Quelques heures plus tard, Pernelle Richardot, élue socialiste de l’opposition, publie sur Facebook et X un texte qui reprend l’accusation d’effacement d’Israël : « Ce n’est pas un appel à deux États, ni même un compromis difficile. C’est l’adhésion implicite à un projet de destruction, celui d’une vision où le peuple juif serait à nouveau nié, déplacé, effacé. » Des propos qui ont valu à Pernelle Richardot d’être invitée sur i24news. Du miel pour ce média qui soutient le gouvernement de Benjamin Netanyahou et qui fait campagne pour que les juifs de France s’installent en Israël. La séquence est sous-titrée : « Strasbourg, une mairie hostile à Israël ? »

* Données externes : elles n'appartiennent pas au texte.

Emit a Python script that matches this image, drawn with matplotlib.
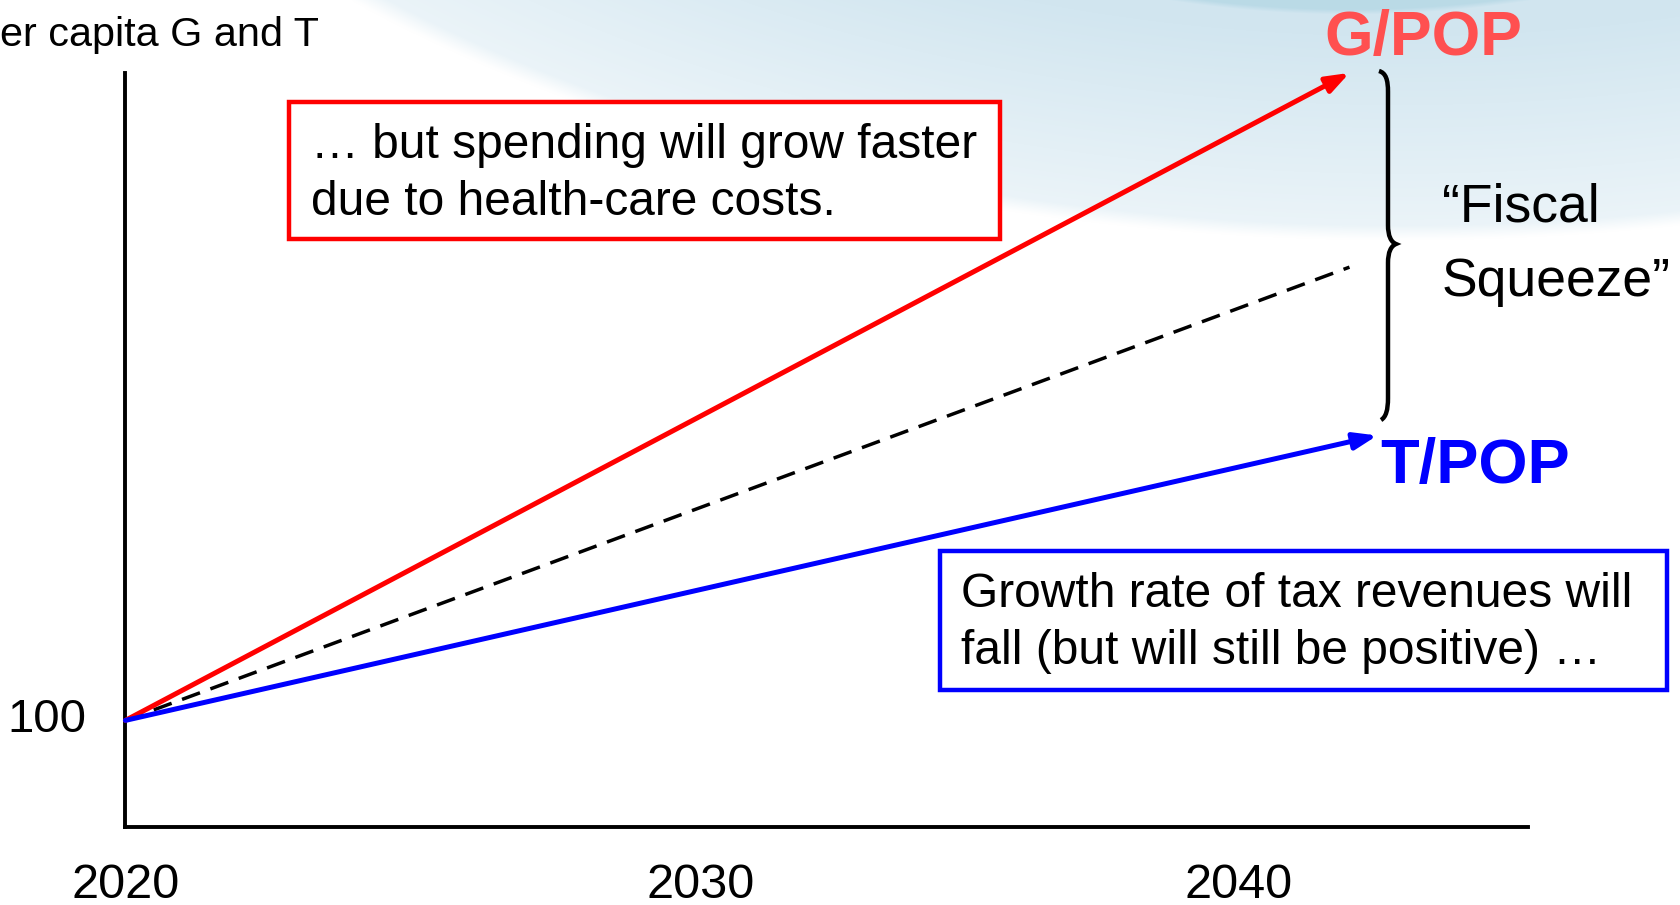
import matplotlib
matplotlib.use('Agg')
import matplotlib.pyplot as plt
import numpy as np
from matplotlib.patches import Rectangle, PathPatch
from matplotlib.path import Path
from matplotlib.transforms import ScaledTranslation

plt.rcParams['font.family'] = ['Liberation Sans', 'DejaVu Sans']

# per-capita index, 2020 = 100
gov_years = [2020, 2042]
gov_index = [100, 200]
tax_years = [2020, 2042.5]
tax_index = [100, 144]
trend_years = [2020, 2042]
trend_index = [100, 170]

year_ticks = [2020, 2030, 2040]
index_ticks = [100]

W, H = 1681, 905
DPI = 100


def fx(x):
    return x / W


def fy(y):
    return 1 - y / H


def draw_background(fig):
    bg = fig.add_axes([0, 0, 1, 1], zorder=-10)
    bg.axis('off')
    yy, xx = np.mgrid[0:H, 0:W].astype(float)

    # large pale swoosh across the top
    d1 = np.sqrt(((xx - 1400) / 1500) ** 2 + ((yy + 600) / 840) ** 2)
    edge1 = np.clip((1 - d1) * 60, 0, 1)
    k1 = edge1 * (0.4 + 0.6 * np.clip((1 - d1) / 0.25, 0, 1))

    # darker strip along the top edge
    d2 = np.sqrt(((xx - 1350) / 700) ** 2 + ((yy + 400) / 415) ** 2)
    k2 = np.clip((1 - d2) * 80, 0, 1)

    white = np.array([1.0, 1.0, 1.0])
    pale = np.array([0.82, 0.90, 0.94])
    dark = np.array([0.73, 0.855, 0.905])
    img = white * (1 - k1[..., None]) + pale * k1[..., None]
    img = img * (1 - k2[..., None]) + dark * k2[..., None]

    bg.imshow(img, extent=[0, W, H, 0], aspect='auto', interpolation='bilinear')
    bg.set_xlim(0, W)
    bg.set_ylim(H, 0)


def main():
    fig = plt.figure(figsize=(W / DPI, H / DPI), dpi=DPI)
    draw_background(fig)

    # axes box: y-axis at x=125, x-axis at y=827, top at y=73 (pixels)
    ax = fig.add_axes([fx(125.4), fy(826.6), (1527.6 - 125.4) / W, (826.6 - 72.9) / H],
                      zorder=1)
    ax.set_facecolor('none')
    px_per_year = 55.64
    px_per_unit = 6.475
    ax.set_xlim(2020, 2020 + (1527.6 - 125.4) / px_per_year)
    ax.set_ylim(100 - (826.6 - 720.4) / px_per_unit, 200)

    for side in ['top', 'right']:
        ax.spines[side].set_visible(False)
    for side in ['left', 'bottom']:
        ax.spines[side].set_linewidth(2.8)
        ax.spines[side].set_color('black')
        ax.spines[side].set_capstyle('projecting')

    ax.set_xticks(year_ticks)
    ax.set_yticks(index_ticks)
    ax.tick_params(axis='both', length=0)
    ax.tick_params(axis='x', pad=26, labelsize=35)
    ax.tick_params(axis='y', pad=28, labelsize=34)
    mid = ax.get_xticklabels()[1]
    mid.set_transform(mid.get_transform() + ScaledTranslation(0.19, 0, fig.dpi_scale_trans))
    ax.get_yticklabels()[0].set_transform(
        ax.get_yticklabels()[0].get_transform()
        + ScaledTranslation(0, 0.05, fig.dpi_scale_trans))

    # dashed reference path
    ax.plot(trend_years, trend_index, color='black', lw=2.5, ls=(0, (5.5, 3.2)),
            zorder=3, clip_on=False)

    # spending and revenue arrows
    for yrs, vals, col in [(gov_years, gov_index, '#FF0000'),
                           (tax_years, tax_index, '#0000FF')]:
        ax.annotate('', xy=(yrs[-1], vals[-1]), xytext=(yrs[0], vals[0]),
                    annotation_clip=False, zorder=4,
                    arrowprops=dict(arrowstyle='-|>,head_length=0.55,head_width=0.2',
                                    color=col, lw=3.6, mutation_scale=25,
                                    shrinkA=0, shrinkB=0))

    ax.text(2043.32, 205.3, 'G/POP', color='#FF5050', fontsize=45, fontweight='bold',
            ha='center', va='center', clip_on=False)
    ax.text(2042.55, 139.2, 'T/POP', color='#0000FF', fontsize=45.5, fontweight='bold',
            ha='left', va='center', clip_on=False)

    # curly brace between the two arrow tips
    verts = [(1379, 71), (1386, 73), (1388, 80), (1388, 92),
             (1388, 225),
             (1388, 236), (1391, 242), (1396, 244),
             (1391, 246), (1388, 252), (1388, 263),
             (1388, 398),
             (1388, 410), (1386, 417), (1381, 420)]
    codes = ([Path.MOVETO] + [Path.CURVE4] * 3 + [Path.LINETO] + [Path.CURVE4] * 6
             + [Path.LINETO] + [Path.CURVE4] * 3)
    brace = Path([(fx(x), fy(y)) for x, y in verts], codes)
    fig.add_artist(PathPatch(brace, transform=fig.transFigure, fill=False,
                             edgecolor='black', lw=3.2, zorder=5))

    fig.text(fx(1442), fy(245), '\u201cFiscal\nSqueeze\u201d', fontsize=38.5,
             ha='left', va='center', linespacing=1.62, zorder=5)

    # axis title, runs off the left edge
    fig.text(fx(-23), fy(35), 'per capita G and T', fontsize=29.8,
             ha='left', va='center')

    # callout boxes
    fig.add_artist(Rectangle((fx(289), fy(239)), (1000 - 289) / W, (239 - 102) / H,
                             transform=fig.transFigure, facecolor='white',
                             edgecolor='#FF0000', lw=3.2, zorder=2))
    fig.text(fx(311), fy(174), '\u2026 but spending will grow faster\ndue to health-care costs.',
             fontsize=34.5, ha='left', va='center', linespacing=1.34, zorder=3)

    fig.add_artist(Rectangle((fx(940), fy(690)), (1667 - 940) / W, (690 - 551) / H,
                             transform=fig.transFigure, facecolor='white',
                             edgecolor='#0000FF', lw=3.2, zorder=2))
    fig.text(fx(961), fy(623),
             'Growth rate of tax revenues will\nfall (but will still be positive) \u2026',
             fontsize=34.5, ha='left', va='center', linespacing=1.34, zorder=3)

    fig.savefig('out.png', dpi=DPI)
    plt.close(fig)


if __name__ == '__main__':
    main()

L’opposition municipale change alors de ton et envoie, lundi 26 mai, une lettre commune à la maire, qui reprend les mêmes arguments du keffieh et de la carte « sur laquelle Israël avait purement et simplement disparu ». Le mardi 27 mai, c’est au tour de la Licra de reprendre les mêmes arguments. Elle a même suspendu un partenariat avec la Ville de Strasbourg visant à projeter un documentaire sur l’exil des Alsaciens pendant la seconde guerre mondiale devant des collégiens et des lycéens.

Une carte historique

Rencontrés mardi 27 mai, les membres de la délégation palestinienne s’avouent désolés de la tournure prise par les réactions à ce jumelage, dont ils attendent beaucoup. « La carte offerte à Jeanne Barseghian est une reproduction de la Palestine au moment des accords Sykes-Picot », indique Abdelfatah Abusrour, directeur du centre culturel Al-Rowwad à Aïda :

« La carte est une représentation de la Palestine à la fin de la Première guerre mondiale. Ce sont les puissances coloniales de l’époque qui ont décidé des frontières et même du drapeau palestinien, qui est né à cette époque. La Palestine avait été attribuée au mandat britannique. »

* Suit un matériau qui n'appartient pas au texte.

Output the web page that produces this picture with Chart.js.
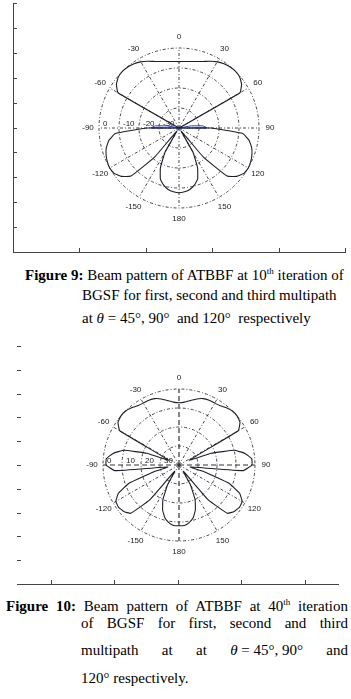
<!DOCTYPE html>
<html>
<head>
<meta charset="utf-8">
<script src="https://cdn.jsdelivr.net/npm/chart.js@4.4.0/dist/chart.umd.min.js"></script>
<style>
  body { margin: 0; background: #fff; width: 351px; height: 699px; position: relative; overflow: hidden;
         font-family: "Liberation Serif", "Times New Roman", serif; }
  .box { position: absolute; }
  .cap { position: absolute; font-size: 15px; line-height: 16px; color: #000; white-space: nowrap; }
  .just { white-space: normal; text-align: justify; text-align-last: justify; }
  .math { display: inline-block; white-space: nowrap; }
  sup { font-size: 9px; line-height: 0; vertical-align: 6px; }
</style>
</head>
<body>
<div class="box" style="left:0;top:0;width:351px;height:258px"><canvas id="frame9"></canvas></div>
<div class="box" style="left:69px;top:18px;width:220px;height:220px"><canvas id="polar9"></canvas></div>

<div class="cap" style="left:25px;top:267px"><b>Figure 9:</b> Beam pattern of ATBBF at 10<sup>th</sup> iteration of</div>
<div class="cap" style="left:82px;top:287px">BGSF for first, second and third multipath</div>
<div class="cap" style="left:82px;top:310px">at <i>θ</i> = 45°, 90° &nbsp;and 120° &nbsp;respectively</div>

<div class="box" style="left:0;top:330px;width:351px;height:262px"><canvas id="frame10"></canvas></div>
<div class="box" style="left:69px;top:355px;width:220px;height:220px"><canvas id="polar10"></canvas></div>

<div class="cap just" style="left:6px;top:598px;width:342px"><b>Figure 10:</b> Beam pattern of ATBBF at 40<sup>th</sup> iteration</div>
<div class="cap just" style="left:81px;top:615px;width:267px">of BGSF for first, second and third</div>
<div class="cap just" style="left:81px;top:642px;width:267px">multipath at at <span class="math"><i>θ</i> = 45°, 90°</span> and</div>
<div class="cap" style="left:81px;top:670px">120° respectively.</div>

<script>
// angle of each sample (deg, clockwise from top)
const angles = [0, 5, 10, 15, 20, 25, 30, 35, 40, 45, 50, 55, 60, 65, 70, 75, 80, 85,
  90, 95, 100, 105, 110, 115, 120, 125, 130, 135, 140, 145, 150, 155, 160, 165, 170, 175,
  180, 185, 190, 195, 200, 205, 210, 215, 220, 225, 230, 235, 240, 245, 250, 255, 260, 265,
  270, 275, 280, 285, 290, 295, 300, 305, 310, 315, 320, 325, 330, 335, 340, 345, 350, 355];

const spokeLabels = ['0', '30', '60', '90', '120', '150', '180', '-150', '-120', '-90', '-60', '-30'];
const ringValues = [0, -10, -20, -30];
const fig9RingLabels = ['0', '-10', '-20', '-30'];
const fig10RingLabels = ['0', '10', '20', '30'];

// beam pattern, dB (-40 = centre)
const fig9Pattern = [-6.8, -6.6, -6.2, -5.6, -4.6, -3.2, -1.8, -0.8, -0.2, 0, -0.4, -1.8, -4.8, -40, -40, -40, -40, -40,
  -24, -8, -4.4, -2.4, -1.2, -0.4, 0, -0.4, -2.4, -6, -21, -38, -26, -18, -12.8, -10.4, -8.8, -8,
  -7.6, -8, -8.8, -10.4, -12.8, -18, -26, -38, -21, -6, -2.4, -0.4, 0, -0.4, -1.2, -2.4, -4.4, -8,
  -24, -40, -40, -40, -40, -40, -4.8, -1.8, -0.4, 0, -0.2, -0.8, -1.8, -3.2, -4.6, -5.6, -6.2, -6.6];

const fig9Inner = [-40, -40, -40, -40, -40, -40, -40, -40, -40, -40, -40, -40, -40, -40, -40, -40, -34, -28,
  -26, -40, -40, -40, -40, -40, -40, -40, -40, -40, -40, -40, -40, -40, -40, -40, -40, -40,
  -40, -40, -40, -40, -40, -40, -40, -40, -40, -40, -40, -40, -40, -40, -40, -40, -40, -40,
  -26, -28, -34, -40, -40, -40, -40, -40, -40, -40, -40, -40, -40, -40, -40, -40, -40, -40];

const fig10Pattern = [-7.2, -6.8, -5.6, -4, -2.8, -2.4, -2.4, -2, -0.8, 0, 0, -0.8, -4, -34, -22, -10, -4.8, -1.6,
  -1.6, -6, -34, -26, -12, -4.8, -1.6, -1.2, -2, -4, -16, -36, -28, -20, -14.8, -11.2, -9.2, -8,
  -8, -8, -9.2, -11.2, -14.8, -20, -28, -36, -16, -4, -2, -1.2, -1.6, -4.8, -12, -26, -34, -6,
  -1.6, -1.6, -4.8, -10, -22, -34, -4, -0.8, 0, 0, -0.8, -2, -2.4, -2.4, -2.8, -4, -5.6, -6.8];

// tick marks pointing into the plot, like the old axes
const innerTicks = {
  id: 'innerTicks',
  afterDraw(chart) {
    const { ctx, scales: { x, y } } = chart;
    ctx.save();
    ctx.strokeStyle = '#444';
    ctx.lineWidth = 1;
    ctx.beginPath();
    x.ticks.forEach((t, i) => {
      const px = Math.round(x.getPixelForTick(i)) + 0.5;
      ctx.moveTo(px, x.top);
      ctx.lineTo(px, x.top - 4);
    });
    y.ticks.forEach((t, i) => {
      const py = Math.round(y.getPixelForTick(i)) + 0.5;
      ctx.moveTo(y.right, py);
      ctx.lineTo(y.right + 4, py);
    });
    ctx.stroke();
    ctx.restore();
  }
};

// spoke and ring labels for the polar plots
const polarText = {
  id: 'polarText',
  afterDraw(chart, args, opts) {
    const r = chart.scales.r;
    const ctx = chart.ctx;
    ctx.save();
    ctx.font = '8px "Liberation Sans", Arial, sans-serif';
    ctx.fillStyle = '#222';
    ctx.textAlign = 'center';
    ctx.textBaseline = 'middle';
    chart.data.labels.forEach((a, i) => {
      if (a % 30 !== 0) return;
      const p = r.getPointPosition(i, r.drawingArea + opts.gap);
      ctx.fillText(spokeLabels[a / 30], p.x, p.y);
    });
    ctx.textAlign = 'left';
    opts.ringLabels.forEach((t, k) => {
      const d = r.getDistanceFromCenterForValue(ringValues[k]);
      ctx.fillText(t, r.xCenter - d + 4, r.yCenter - 4);
    });
    ctx.restore();
  }
};

function frameChart(id, xMin, xMax, showLeft, pad) {
  return new Chart(document.getElementById(id), {
    type: 'scatter',
    data: { datasets: [] },
    options: {
      responsive: true,
      maintainAspectRatio: false,
      animation: false,
      layout: { padding: pad },
      plugins: { legend: { display: false }, tooltip: { enabled: false } },
      scales: {
        x: {
          min: xMin, max: xMax,
          ticks: { display: false, stepSize: 1, includeBounds: false },
          grid: { display: false, drawTicks: false },
          border: { display: true, color: '#444', width: 1 }
        },
        y: {
          min: 0, max: 10,
          ticks: { display: false, stepSize: 1 },
          grid: { display: false, drawTicks: false },
          border: { display: showLeft, color: '#444', width: 1 }
        }
      }
    },
    plugins: [innerTicks]
  });
}

function polarChart(id, sets, ringLabels, mainSpokes) {
  return new Chart(document.getElementById(id), {
    type: 'radar',
    data: {
      labels: angles,
      datasets: sets.map(s => ({
        data: s.values,
        borderColor: s.color,
        borderWidth: s.width,
        fill: false,
        pointRadius: 0,
        tension: 0.1
      }))
    },
    options: {
      responsive: true,
      maintainAspectRatio: false,
      animation: false,
      layout: { padding: id === 'polar9' ? 30 : 34 },
      plugins: {
        legend: { display: false },
        tooltip: { enabled: false },
        polarText: { gap: 11, ringLabels: ringLabels }
      },
      scales: {
        r: {
          min: -40,
          max: 0,
          ticks: { display: false, stepSize: 10 },
          pointLabels: { display: false },
          grid: { circular: true, color: '#333', lineWidth: 0.9 },
          border: { dash: [3, 2, 1, 2] },
          angleLines: {
            display: true,
            color: ctx => (ctx.index % 6 === 0 ? '#333' : 'rgba(0,0,0,0)'),
            lineWidth: ctx => {
              if (ctx.index % 6 !== 0) return 0;
              return mainSpokes && ctx.index % 18 === 0 ? 1.2 : 0.9;
            },
            borderDash: ctx => (mainSpokes && ctx.index % 18 === 0 ? [5, 3] : [3, 2, 1, 2])
          }
        }
      }
    },
    plugins: [polarText]
  });
}

frameChart('frame9', 0, 5, true, { left: 13, top: 3, right: 6, bottom: 6 });
polarChart('polar9', [
  { values: fig9Pattern, color: '#1e1e2a', width: 1.1 },
  { values: fig9Inner, color: '#2b3aa8', width: 1 }
], fig9RingLabels, false);

frameChart('frame10', -0.53, 4.52, false, { left: 17, top: 16, right: 13, bottom: 8 });
polarChart('polar10', [
  { values: fig10Pattern, color: '#1e1e2a', width: 1.1 }
], fig10RingLabels, true);
</script>
</body>
</html>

Cette carte, qui représente également un idéal palestinien, se trouve « dans toutes les maisons palestiniennes », assure de son côté Anas Abou Srur, du Comité populaire d’Aïda. Il précise :

« Il ne s’agit pas d’une négation d’Israël, qui n’existait pas à l’époque. C’est une carte qui montre d’où nous venons, réfugiés dans notre propre pays. Et en tant que tels, nous revendiquons un droit au retour, lequel nous a d’ailleurs été accordé par plusieurs résolutions des Nations unies, même si c’est en Israël. »

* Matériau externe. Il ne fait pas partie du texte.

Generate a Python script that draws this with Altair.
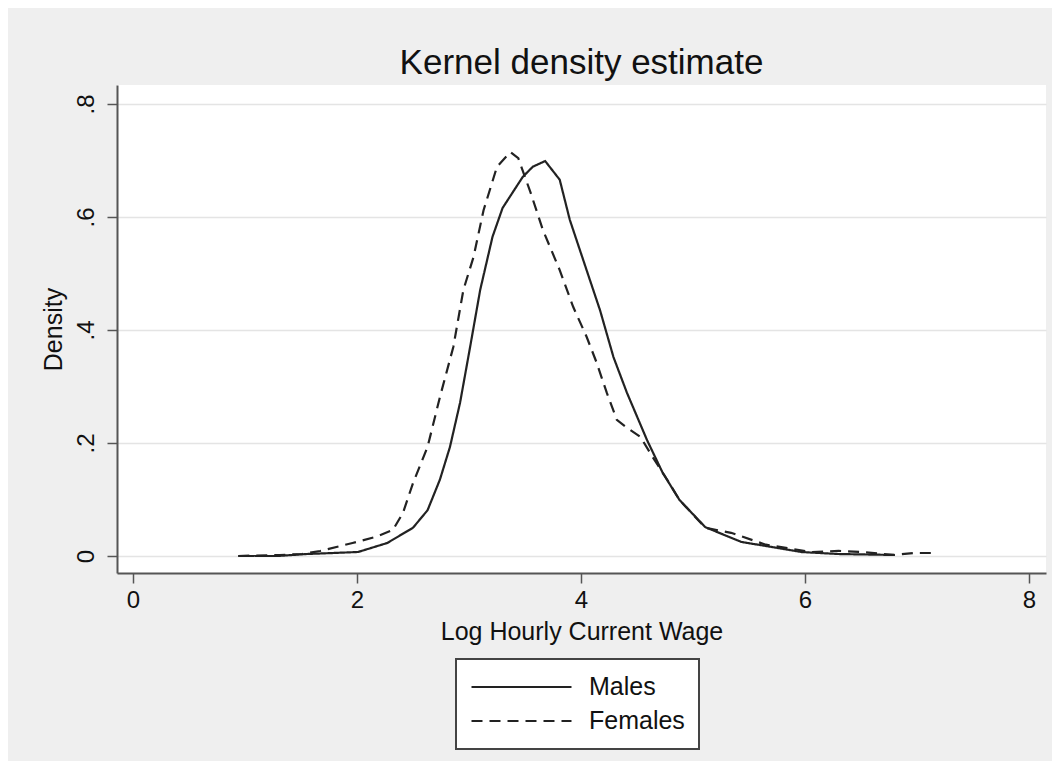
import altair as alt
import pandas as pd

# Kernel density estimates
males_x = [0.94, 1.29, 1.55, 1.79, 2.01, 2.27, 2.50, 2.63, 2.74, 2.83, 2.92, 3.01,
           3.10, 3.21, 3.30, 3.48, 3.57, 3.68, 3.81, 3.90, 4.05, 4.17, 4.29, 4.41,
           4.59, 4.73, 4.88, 5.11, 5.43, 5.70, 5.97, 6.30, 6.80]
males_y = [0.000, 0.000, 0.0035, 0.0053, 0.0071, 0.023, 0.050, 0.081, 0.135, 0.193,
           0.271, 0.370, 0.471, 0.565, 0.616, 0.671, 0.689, 0.699, 0.666, 0.595,
           0.506, 0.435, 0.352, 0.289, 0.205, 0.147, 0.099, 0.051, 0.025, 0.016,
           0.007, 0.0035, 0.0018]

females_x = [0.94, 1.31, 1.51, 1.67, 1.96, 2.17, 2.32, 2.41, 2.50, 2.63, 2.74, 2.86,
             2.95, 3.04, 3.13, 3.25, 3.37, 3.44, 3.55, 3.66, 3.81, 3.93, 4.05, 4.14,
             4.23, 4.32, 4.41, 4.53, 4.64, 4.77, 4.88, 5.11, 5.34, 5.65, 6.06, 6.30,
             6.52, 6.80, 6.97, 7.16]
females_y = [0.000, 0.0018, 0.0035, 0.0088, 0.023, 0.034, 0.046, 0.076, 0.129, 0.193,
             0.281, 0.370, 0.471, 0.529, 0.612, 0.689, 0.715, 0.704, 0.643, 0.577,
             0.506, 0.441, 0.388, 0.342, 0.289, 0.241, 0.227, 0.211, 0.175, 0.135,
             0.099, 0.050, 0.041, 0.020, 0.007, 0.009, 0.007, 0.0018, 0.0053, 0.0053]

series_names = ["Males", "Females"]
x_ticks = [0, 2, 4, 6, 8]
y_ticks = [0, 0.2, 0.4, 0.6, 0.8]

df = pd.concat([
    pd.DataFrame({"series": "Males", "x": males_x, "y": males_y, "order": range(len(males_x))}),
    pd.DataFrame({"series": "Females", "x": females_x, "y": females_y, "order": range(len(females_x))}),
])

FONT = "Liberation Sans"
INK = "#111111"

chart = alt.Chart(df).mark_line(color="#222222", strokeWidth=2.2).encode(
    x=alt.X("x:Q",
            scale=alt.Scale(domain=[-0.143, 8.152], nice=False, zero=False),
            axis=alt.Axis(title="Log Hourly Current Wage", values=x_ticks, grid=False,
                          format="d", labelPadding=5, titlePadding=7, labelFlush=False)),
    y=alt.Y("y:Q",
            scale=alt.Scale(domain=[-0.0301, 0.8336], nice=False, zero=False),
            axis=alt.Axis(title="Density", values=y_ticks, grid=True,
                          labelExpr="datum.value == 0 ? '0' : replace(format(datum.value, '.1f'), '0.', '.')",
                          labelAngle=-90, labelAlign="center", labelBaseline="bottom",
                          labelPadding=9, titlePadding=8, labelFlush=False)),
    strokeDash=alt.StrokeDash("series:N",
            scale=alt.Scale(domain=series_names, range=[[1, 0], [11, 7]]),
            legend=alt.Legend(title=None, orient="none", legendX=339, legendY=574,
                              direction="vertical", symbolType="stroke", symbolSize=10000,
                              symbolStrokeWidth=2.2, symbolStrokeColor="#222222",
                              clipHeight=28, rowPadding=6, padding=14, labelOffset=16,
                              labelFontSize=25, labelFont=FONT, labelColor=INK,
                              fillColor="white", strokeColor="#444444")),
    detail="series:N",
    order="order:Q",
).properties(
    width=929,
    height=488,
    title=alt.TitleParams("Kernel density estimate", fontSize=35, font=FONT,
                          fontWeight="normal", color=INK, anchor="middle",
                          frame="group", baseline="alphabetic", offset=-24),
    autosize=alt.AutoSizeParams(type="none"),
    padding={"left": 109, "top": 77, "right": 6, "bottom": 188},
).configure(
    background="#efefef",
).configure_view(
    fill="white", strokeWidth=0,
).configure_axis(
    domainColor="#555555", domainWidth=2, tickColor="#555555", tickWidth=1.5,
    tickSize=10, gridColor="#e4e4e4", gridWidth=1.5,
    labelFont=FONT, titleFont=FONT, labelFontSize=24, titleFontSize=25,
    labelColor=INK, titleColor=INK, titleFontWeight="normal",
).configure_legend(
    strokeWidth=2,
)

chart.save("out.html", embed_options={"renderer": "svg", "actions": False})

Le comité d’Aïda reconnait le droit d’Israël à exister

Le comité populaire d’Aïda est une organisation politique qui dépend du Comité des réfugiés palestiniens, lequel se place sous l’autorité du Fatah, le parti palestinien signataire des accords d’Oslo de 1993, qui reconnaissent notamment le droit d’Israël à exister. « Mais Israël, encore aujourd’hui, ne reconnait pas l’État palestinien, rappelle Anas Abou Srur, et aucune frontière n’arrête les colons. »

De son côté, Jeanne Barseghian ne s’avoue pas étonnée par cette polémique « construite de toutes pièces pour plaire à la droite et à l’extrême droite » :

« Dès le début de mon mandat, même pendant la campagne, j’ai été la cible d’accusations d’antisémitisme à peine voilées, alors que c’est à rebours de ce que je suis et de toutes les valeurs que je porte depuis mon engagement politique. Cette manipulation prend prétexte d’un cadeau, qui ne se refuse pas, pour me faire dire l’inverse de ma position, la solution à deux États, qui est pourtant rappelée dans le post en question !

C’est le signe d’une opposition désespérée, prête à prendre prétexte de n’importe quoi pour qu’on ne parle pas des bombardements sur les civils de Gaza, de l’aide alimentaire bloquée et de la catastrophe humanitaire qui s’y déroule. »

En aparté, des élus de la municipalité estiment, a posteriori, qu’il aurait été plus malin de ne pas diffuser les images des cadeaux de la délégation palestinienne, ce qui aurait peut-être permis de s’économiser cette polémique.